▶ _REQUIREMENTS_
Below are some records. Output the lines from the first one through the line that holds "kpc_ticks = [0, 20, 40, 60, 80, 100]", exactly as written, with no pictures.

#### INFORMATION SUPPLIED ####

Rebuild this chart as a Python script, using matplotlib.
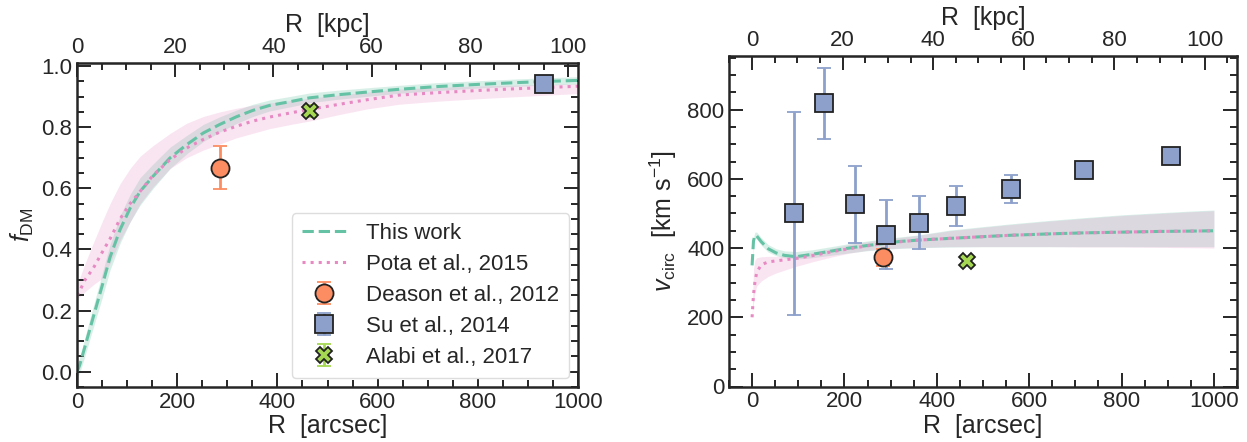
import numpy as np
import matplotlib
matplotlib.use("Agg")
import matplotlib.pyplot as plt
from matplotlib.ticker import MultipleLocator

plt.rcParams['font.family'] = ['Liberation Sans', 'DejaVu Sans']
plt.rcParams['mathtext.fontset'] = 'custom'
plt.rcParams['mathtext.rm'] = 'Liberation Sans'
plt.rcParams['mathtext.it'] = 'Liberation Sans:italic'
plt.rcParams['text.color'] = '#262626'
plt.rcParams['axes.labelcolor'] = '#262626'
plt.rcParams['xtick.color'] = '#262626'
plt.rcParams['ytick.color'] = '#262626'

# colours (Set2)
c_this = '#66c2a5'
c_pota = '#e78ac3'
c_deason = '#fc8d62'
c_su = '#8da0cb'
c_alabi = '#a6d854'

KPC_PER_ARCSEC = 0.102
kpc_ticks = [0, 20, 40, 60, 80, 100]

# ---- left panel: dark matter fraction ----
r_fdm = [0, 5, 15, 33, 50, 66, 86, 106, 126, 152, 186, 219, 252, 285, 318,
         351, 384, 430, 464, 520, 580, 643, 720, 800, 880, 940, 1000]
fdm_this = [0.0, 0.02, 0.077, 0.182, 0.28, 0.375, 0.465, 0.535, 0.59, 0.64,
            0.70, 0.743, 0.781, 0.809, 0.834, 0.855, 0.871, 0.885, 0.896,
            0.906, 0.915, 0.924, 0.933, 0.940, 0.946, 0.950, 0.953]
fdm_this_err = [0.02, 0.025, 0.03, 0.035, 0.04, 0.042, 0.045, 0.045, 0.045,
                0.04, 0.035, 0.03, 0.028, 0.025, 0.022, 0.02, 0.018, 0.017,
                0.016, 0.015, 0.014, 0.013, 0.013, 0.012, 0.012, 0.012, 0.012]
fdm_pota = [0.25, 0.262, 0.298, 0.34, 0.39, 0.435, 0.50, 0.55, 0.59, 0.643,
            0.694, 0.732, 0.76, 0.784, 0.803, 0.82, 0.833, 0.848, 0.858,
            0.874, 0.89, 0.905, 0.913, 0.92, 0.926, 0.93, 0.934]
fdm_pota_hi = [0.29, 0.305, 0.35, 0.423, 0.49, 0.55, 0.615, 0.665, 0.705,
               0.74, 0.78, 0.813, 0.835, 0.85, 0.862, 0.872, 0.879, 0.888,
               0.895, 0.905, 0.915, 0.925, 0.93, 0.935, 0.938, 0.94, 0.942]
fdm_pota_lo = [0.24, 0.245, 0.26, 0.285, 0.305, 0.355, 0.43, 0.49, 0.55,
               0.605, 0.665, 0.70, 0.725, 0.745, 0.765, 0.78, 0.795, 0.81,
               0.82, 0.84, 0.86, 0.875, 0.885, 0.893, 0.90, 0.905, 0.91]

deason_r, deason_f, deason_ferr = [285], [0.667], [0.07]
su_r_f, su_f, su_ferr = [932], [0.942], [0.01]
alabi_r, alabi_f, alabi_ferr = [466], [0.854], [0.02]

# ---- right panel: circular velocity ----
r_v = [0, 3, 6, 10, 20, 35, 52, 70, 95, 130, 175, 210, 247, 285, 319, 360,
       428, 500, 560, 644, 720, 800, 880, 950, 1000]
v_this = [350, 420, 437, 435, 418, 398, 386, 379, 375, 382, 392, 400, 407,
          413, 419, 423, 428, 433, 437, 441, 444, 446, 448, 449, 450]
v_this_lo = [340, 410, 428, 426, 408, 388, 378, 372, 368, 372, 380, 386, 392,
             396, 399, 401, 403, 404, 404, 404, 404, 404, 404, 404, 404]
v_this_hi = [355, 430, 446, 446, 430, 410, 398, 392, 390, 395, 405, 413, 420,
             427, 432, 438, 452, 462, 470, 480, 488, 496, 502, 507, 510]
v_pota = [200, 265, 300, 330, 352, 360, 363, 366, 370, 378, 390, 398, 406,
          413, 418, 423, 428, 433, 437, 441, 444, 446, 448, 449, 450]
v_pota_lo = [200, 240, 270, 290, 305, 318, 328, 336, 347, 360, 375, 385, 393,
             398, 400, 402, 404, 404, 404, 404, 403, 403, 402, 401, 400]
v_pota_hi = [200, 340, 365, 372, 375, 376, 376, 377, 380, 388, 400, 410, 418,
             425, 430, 437, 450, 460, 468, 478, 486, 494, 500, 505, 508]

su_r = [90, 155, 223, 291, 361, 442, 560, 718, 908]
su_v = [500, 819, 526, 437, 473, 521, 571, 627, 666]
su_lo = [208, 714, 415, 340, 396, 465, 530, 612, 656]
su_hi = [792, 921, 637, 538, 550, 579, 610, 640, 676]

deason_rv, deason_v, deason_verr = [284], [373], [25]
alabi_rv, alabi_v, alabi_verr = [466], [363], [10]


def style_axes(ax, ymajor, yminor):
    ax.xaxis.set_major_locator(MultipleLocator(200))
    ax.xaxis.set_minor_locator(MultipleLocator(50))
    ax.yaxis.set_major_locator(MultipleLocator(ymajor))
    ax.yaxis.set_minor_locator(MultipleLocator(yminor))
    ax.tick_params(which='both', direction='in', top=False, right=True,
                   labelsize=16, width=1.4)
    ax.tick_params(which='major', length=10)
    ax.tick_params(which='minor', length=5)
    for s in ax.spines.values():
        s.set_linewidth(1.8)
        s.set_color('#262626')
    ax.set_xlabel('R  [arcsec]', fontsize=18, labelpad=1)
    sec = ax.secondary_xaxis('top', functions=(lambda x: x * KPC_PER_ARCSEC,
                                               lambda x: x / KPC_PER_ARCSEC))
    sec.set_xticks(kpc_ticks)
    sec.xaxis.set_minor_locator(MultipleLocator(5))
    sec.tick_params(which='both', direction='in', labelsize=16, width=1.4)
    sec.tick_params(which='major', length=10)
    sec.tick_params(which='minor', length=5)
    sec.set_xlabel('R  [kpc]', fontsize=18, labelpad=4)


def points(ax, x, y, err, fmt, color, ms, label=None):
    ax.errorbar(x, y, yerr=err, fmt=fmt, color=color, ecolor=color, ms=ms,
                mec='#222222', mew=1.3, elinewidth=2, capsize=5, capthick=2,
                label=label, zorder=5)


fig = plt.figure(figsize=(12.47, 4.42), dpi=100)
ax1 = fig.add_axes([77 / 1247, 1 - 387 / 442, 501 / 1247, 324 / 442])
ax2 = fig.add_axes([729 / 1247, 1 - 386.5 / 442, 508 / 1247, 330.5 / 442])

# left
lo = np.array(fdm_this) - np.array(fdm_this_err)
hi = np.array(fdm_this) + np.array(fdm_this_err)
ax1.fill_between(r_fdm, lo, hi, color=c_this, alpha=0.25, lw=0)
ax1.fill_between(r_fdm, fdm_pota_lo, fdm_pota_hi, color=c_pota, alpha=0.22, lw=0)
ax1.plot(r_fdm, fdm_this, '--', color=c_this, lw=2.2, label='This work')
ax1.plot(r_fdm, fdm_pota, ':', color=c_pota, lw=2.2, label='Pota et al., 2015')
points(ax1, deason_r, deason_f, deason_ferr, 'o', c_deason, 13, 'Deason et al., 2012')
points(ax1, su_r_f, su_f, su_ferr, 's', c_su, 13, 'Su et al., 2014')
points(ax1, alabi_r, alabi_f, alabi_ferr, 'X', c_alabi, 12, 'Alabi et al., 2017')
ax1.set_xlim(0, 1000)
ax1.set_ylim(-0.05, 1.01)
style_axes(ax1, 0.2, 0.05)
ax1.set_ylabel(r'$f_{\rm DM}$', fontsize=18, labelpad=4)
leg = ax1.legend(loc='lower right', fontsize=16, handlelength=2.0,
                 handletextpad=0.9, labelspacing=0.45, numpoints=1,
                 fancybox=True, framealpha=1, borderaxespad=0.4,
                 borderpad=0.45)
leg.get_frame().set_edgecolor('#dddddd')

# right
ax2.fill_between(r_v, v_this_lo, v_this_hi, color=c_this, alpha=0.25, lw=0)
ax2.fill_between(r_v, v_pota_lo, v_pota_hi, color=c_pota, alpha=0.22, lw=0)
ax2.plot(r_v, v_this, '--', color=c_this, lw=2.2)
ax2.plot(r_v, v_pota, ':', color=c_pota, lw=2.2)
su_err = [np.array(su_v) - np.array(su_lo), np.array(su_hi) - np.array(su_v)]
points(ax2, su_r, su_v, su_err, 's', c_su, 13)
points(ax2, deason_rv, deason_v, deason_verr, 'o', c_deason, 13)
points(ax2, alabi_rv, alabi_v, alabi_verr, 'X', c_alabi, 12)
ax2.set_xlim(-50, 1050)
ax2.set_ylim(0, 955)
style_axes(ax2, 200, 50)
ax2.set_ylabel(r'$v_{\rm circ}$  [km s$^{-1}$]', fontsize=18, labelpad=6)

fig.savefig('out.png', dpi=100)
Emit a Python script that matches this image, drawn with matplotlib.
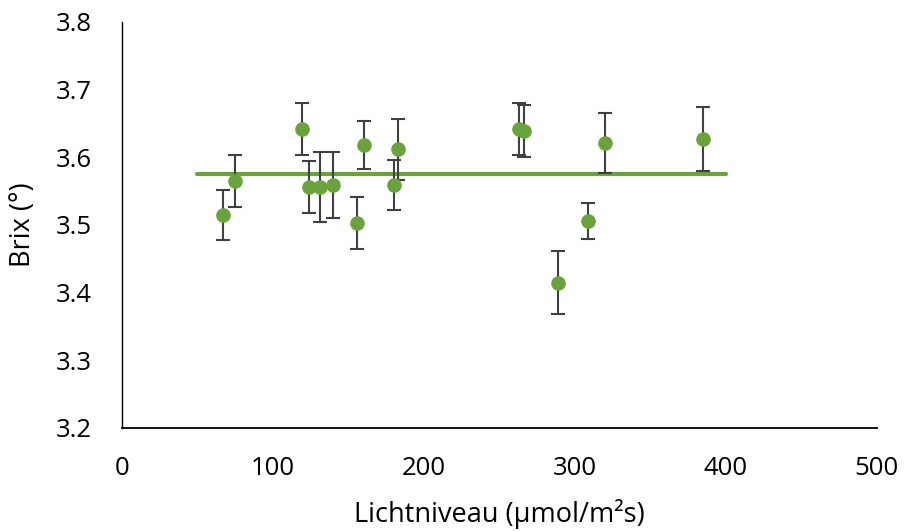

####

▶ _RESPONSE_
Rebuild this chart as a Python script, using matplotlib.
import numpy as np
import matplotlib
matplotlib.use("Agg")
import matplotlib.pyplot as plt
from matplotlib.ticker import MultipleLocator

plt.rcParams['font.family'] = ['Liberation Sans', 'DejaVu Sans']
plt.rcParams['mathtext.fontset'] = 'custom'
plt.rcParams['mathtext.rm'] = 'Liberation Sans'
plt.rcParams['mathtext.it'] = 'Liberation Sans:italic'
plt.rcParams['text.color'] = '#262626'
plt.rcParams['axes.labelcolor'] = '#262626'
plt.rcParams['xtick.color'] = '#262626'
plt.rcParams['ytick.color'] = '#262626'

# colours (Set2)
c_this = '#66c2a5'
c_pota = '#e78ac3'
c_deason = '#fc8d62'
c_su = '#8da0cb'
c_alabi = '#a6d854'

KPC_PER_ARCSEC = 0.102
kpc_ticks = [0, 20, 40, 60, 80, 100]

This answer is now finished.